Who, seeing a wall with several gates in it, would be so foolish as to fling herself against the stones instead of quietly going through one of the openings, simply because she resented the wall’s being there at all! And yet this is what numbers—indeed the majority—of women do, figuratively, in their dealings with men; and so destroy their own happiness. But I want you to be wiser, Caroline. Realize when you embark upon matrimony that you will have to play a difficult game, with the odds all against you, and that it will take every atom of your intelligence to win it, the prize being continued happiness. You may reply, “If Charlie requires all this management and thinking over, let him go! I would not demean myself by pandering to such things.”

And I answer, “Certainly, if to let him go will make you as happy as to keep him!” But if, on the contrary, it will make you perfectly miserable, then it will be more prudent to use a little common sense about it. Ask yourself the question frankly and then settle upon your course of conduct.

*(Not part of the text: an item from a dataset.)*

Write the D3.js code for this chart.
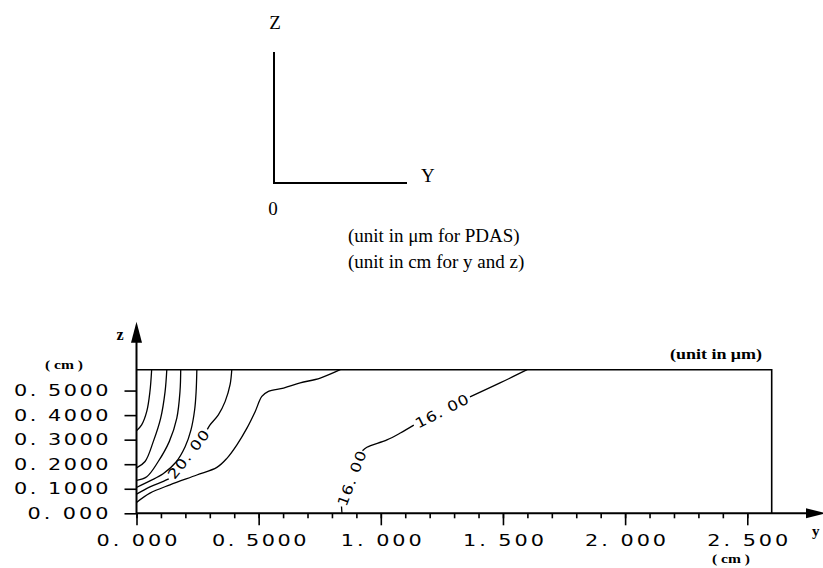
<!DOCTYPE html>
<html>
<head>
<meta charset="utf-8">
<script src="https://cdn.jsdelivr.net/npm/d3@7"></script>
<style>
  body { margin: 0; background: #fff; }
  svg { display: block; }
</style>
</head>
<body>
<svg id="chart" width="823" height="568"></svg>
<script>
// contour lines, [y (cm), z (cm)] points; labelled lines are split where the label sits
const contourA = [[[0.062, 0.585], [0.055, 0.496], [0.042, 0.415], [0.021, 0.360], [0, 0.336]]];
const contourB = [[[0.124, 0.585], [0.117, 0.496], [0.099, 0.388], [0.069, 0.293], [0.035, 0.211], [0, 0.185]]];
const contourC = [[[0.181, 0.585], [0.178, 0.496], [0.165, 0.388], [0.134, 0.292], [0.089, 0.211], [0.042, 0.149], [0, 0.134]]];
const contourD = [[[0.247, 0.585], [0.244, 0.495], [0.238, 0.422], [0.223, 0.340], [0.199, 0.271], [0.162, 0.209], [0.109, 0.161], [0.055, 0.132], [0, 0.105]]];
const contour20 = [
  [[0.390, 0.585], [0.383, 0.524], [0.363, 0.456], [0.335, 0.401], [0.301, 0.360], [0.290, 0.342]],
  [[0.132, 0.140], [0.110, 0.130], [0.055, 0.108], [0, 0.078]]
];
const contourE = [[[0.834, 0.585], [0.752, 0.551], [0.670, 0.531], [0.602, 0.510], [0.540, 0.497], [0.513, 0.476],
  [0.486, 0.415], [0.452, 0.347], [0.411, 0.279], [0.370, 0.224], [0.329, 0.187], [0.247, 0.156],
  [0.137, 0.116], [0.055, 0.082], [0, 0.044]]];
const contour16 = [
  [[0.841, 0], [0.839, 0.028]],
  [[0.925, 0.255], [0.943, 0.269], [1.025, 0.299], [1.080, 0.327], [1.135, 0.359]],
  [[1.365, 0.474], [1.490, 0.532], [1.599, 0.585]]
];
const contourLabels = [
  { text: "20. 00", from: [0.137, 0.144], to: [0.288, 0.336] },
  { text: "16. 00", from: [0.840, 0.034], to: [0.922, 0.250] },
  { text: "16. 00", from: [1.140, 0.361], to: [1.360, 0.472] }
];

const yTicks = [0, 0.1, 0.2, 0.3, 0.4, 0.5];
const yTickLabels = ["0. 000", "0. 1000", "0. 2000", "0. 3000", "0. 4000", "0. 5000"];
const xTicks = [0, 0.5, 1, 1.5, 2, 2.5];
const xTickLabels = ["0. 000", "0. 5000", "1. 000", "1. 500", "2. 000", "2. 500"];
const xMinorTicks = d3.range(0, 26).map(i => i / 10);

const yMax = 2.6, zMax = 0.585;
const serif = "'Liberation Serif', 'Times New Roman', serif";
const plotFont = "'DejaVu Sans', sans-serif";
const stretch = 1.3; // the plotter font is wider than DejaVu Sans

const svg = d3.select('#chart');
svg.append('rect').attr('width', 823).attr('height', 568).attr('fill', '#fff');

// --- small orientation sketch at the top ---
const sketch = svg.append('g').attr('stroke', '#000').attr('stroke-width', 2);
sketch.append('line').attr('x1', 274).attr('y1', 52).attr('x2', 274).attr('y2', 183);
sketch.append('line').attr('x1', 273).attr('y1', 183).attr('x2', 407).attr('y2', 183);

const sketchText = [
  { t: 'Z', x: 275, y: 29, anchor: 'middle' },
  { t: 'Y', x: 421, y: 182, anchor: 'start' },
  { t: '0', x: 273, y: 215, anchor: 'middle' },
  { t: '(unit in \u03bcm for PDAS)', x: 348, y: 242, anchor: 'start' },
  { t: '(unit in cm for y and z)', x: 348, y: 268, anchor: 'start' }
];
svg.selectAll('text.sketch')
  .data(sketchText)
  .join('text')
  .attr('class', 'sketch')
  .attr('x', d => d.x)
  .attr('y', d => d.y)
  .attr('text-anchor', d => d.anchor)
  .attr('font-family', serif)
  .attr('font-size', 19)
  .text(d => d.t);

// --- contour plot ---
const x = d3.scaleLinear().domain([0, yMax]).range([136.5, 771.7]);
const z = d3.scaleLinear().domain([0, zMax]).range([513.3, 369.7]);

// frame (top and right edges)
svg.append('path')
  .attr('d', `M${x(0)},${z(zMax)} H${x(yMax)} V${z(0)}`)
  .attr('fill', 'none')
  .attr('stroke', '#000')
  .attr('stroke-width', 1.6);

const line = d3.line()
  .x(d => x(d[0]))
  .y(d => z(d[1]))
  .curve(d3.curveCatmullRom.alpha(0.5));

const segments = [contourA, contourB, contourC, contourD, contour20, contourE, contour16].flat();
svg.append('g')
  .selectAll('path')
  .data(segments)
  .join('path')
  .attr('d', line)
  .attr('fill', 'none')
  .attr('stroke', '#000')
  .attr('stroke-width', 1.3);

// contour labels, rotated along the line
svg.append('g')
  .selectAll('text')
  .data(contourLabels)
  .join('text')
  .attr('transform', d => {
    const x0 = x(d.from[0]), y0 = z(d.from[1]);
    const x1 = x(d.to[0]), y1 = z(d.to[1]);
    const a = Math.atan2(y1 - y0, x1 - x0) * 180 / Math.PI;
    return `translate(${(x0 + x1) / 2},${(y0 + y1) / 2}) rotate(${a}) scale(1.2,1)`;
  })
  .attr('text-anchor', 'middle')
  .attr('dy', '0.36em')
  .attr('font-family', plotFont)
  .attr('font-size', 14)
  .attr('textLength', 58 / 1.2)
  .attr('lengthAdjust', 'spacing')
  .text(d => d.text);

// axes
const yAxis = svg.append('g')
  .attr('transform', `translate(${x(0)},0)`)
  .call(d3.axisLeft(z).tickValues(yTicks).tickFormat((d, i) => yTickLabels[i]).tickSize(12).tickPadding(16));

const xMinor = svg.append('g')
  .attr('transform', `translate(0,${z(0)})`)
  .call(d3.axisBottom(x).tickValues(xMinorTicks).tickFormat('').tickSize(5));

const xAxis = svg.append('g')
  .attr('transform', `translate(0,${z(0)})`)
  .call(d3.axisBottom(x).tickValues(xTicks).tickFormat((d, i) => xTickLabels[i]).tickSize(12).tickPadding(9));

[yAxis, xMinor, xAxis].forEach(g => {
  g.select('.domain').remove();
  g.selectAll('line').attr('stroke', '#000').attr('stroke-width', 1.6);
  g.selectAll('text')
    .attr('fill', '#000')
    .attr('font-family', plotFont)
    .attr('font-size', 16)
    .attr('transform', `scale(${stretch},1)`)
    .attr('x', function () { return +d3.select(this).attr('x') / stretch; })
    .attr('textLength', function () { return this.textContent.length * 13.5 / stretch; })
    .attr('lengthAdjust', 'spacing');
});

// axis lines with arrow heads
const axisLines = svg.append('g').attr('stroke', '#000').attr('stroke-width', 2);
axisLines.append('line').attr('x1', x(0)).attr('y1', z(0)).attr('x2', x(0)).attr('y2', z(zMax) - 30);
axisLines.append('line').attr('x1', x(0)).attr('y1', z(0)).attr('x2', 810).attr('y2', z(0));
svg.append('path')
  .attr('d', `M${x(0)},${z(zMax) - 48} L${x(0) - 5.5},${z(zMax) - 27} L${x(0) + 5.5},${z(zMax) - 27} Z`)
  .attr('fill', '#000');
svg.append('path')
  .attr('d', `M826,${z(0)} L806,${z(0) - 5} L806,${z(0) + 5} Z`)
  .attr('fill', '#000');

// axis names and unit notes
const notes = [
  { t: 'z', x: 120, y: 340, size: 16, anchor: 'middle' },
  { t: 'y', x: 812, y: 536, size: 15, anchor: 'start' },
  { t: '( cm )', x: 64, y: 369, size: 12, anchor: 'middle', len: 38 },
  { t: '( cm )', x: 731, y: 563, size: 12, anchor: 'middle', len: 38 },
  { t: '(unit in \u03bcm)', x: 762, y: 359, size: 14, anchor: 'end', len: 92 }
];
svg.append('g')
  .selectAll('text')
  .data(notes)
  .join('text')
  .attr('x', d => d.x)
  .attr('y', d => d.y)
  .attr('text-anchor', d => d.anchor)
  .attr('font-family', serif)
  .attr('font-weight', 'bold')
  .attr('font-size', d => d.size)
  .attr('textLength', d => d.len || null)
  .attr('lengthAdjust', 'spacingAndGlyphs')
  .text(d => d.t);
</script>
</body>
</html>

If you decide to try to keep him, attend to your means of attraction. While you were engaged to him you would not have allowed him to see you looking ugly or unappetizing for the world—such things are even more important after you are married. Never under any circumstances let him have the chance of feeling physically repulsed—for the very first time he experiences this sensation that will be the beginning of the end of his being in love with you, although he may go on treating you in a very kind and friendly way. But if you want to keep him in the blissful state, attend far more to pleasing his eye and his ear when alone with him than to pleasing the world when you go out. Let him feel that whatever admiration you provoke—and the more you do provoke the better he will love you—still that your most utterly attractive allurements are reserved as special treats for himself alone. If I were able to give girls only one sentence of advice as to how to keep their husbands in love with them, I should choose this one—Never revolt the man’s senses. For, remember, this particular aspect of affection called being in love is caused by the senses of both participants being exalted. He is moved by what he thinks he sees in his beloved, and she likewise; and, if the realities are far below the mark of his or her imaginary conception of them, so much the more careful should each one be to keep up the illusions. Very deep affection can remain when all sense of “being in love” is over, but it has lost its exquisite aroma of sweetness.

A man will go on being in love with even a stupid woman who never fails to please his eye and his ear—whereas he will lose all emotion for the cleverest who revolts either. Grasp this truth, that the personal attraction in a connection like marriage is of colossal importance, for the moment that is over the affair will subside into a duty, a calm friendship, or an armed neutrality. It can no longer be a divine happiness. So if you can keep this great joy by using a little intelligence and forethought, how much better to do so! I hope you agree with me, Caroline?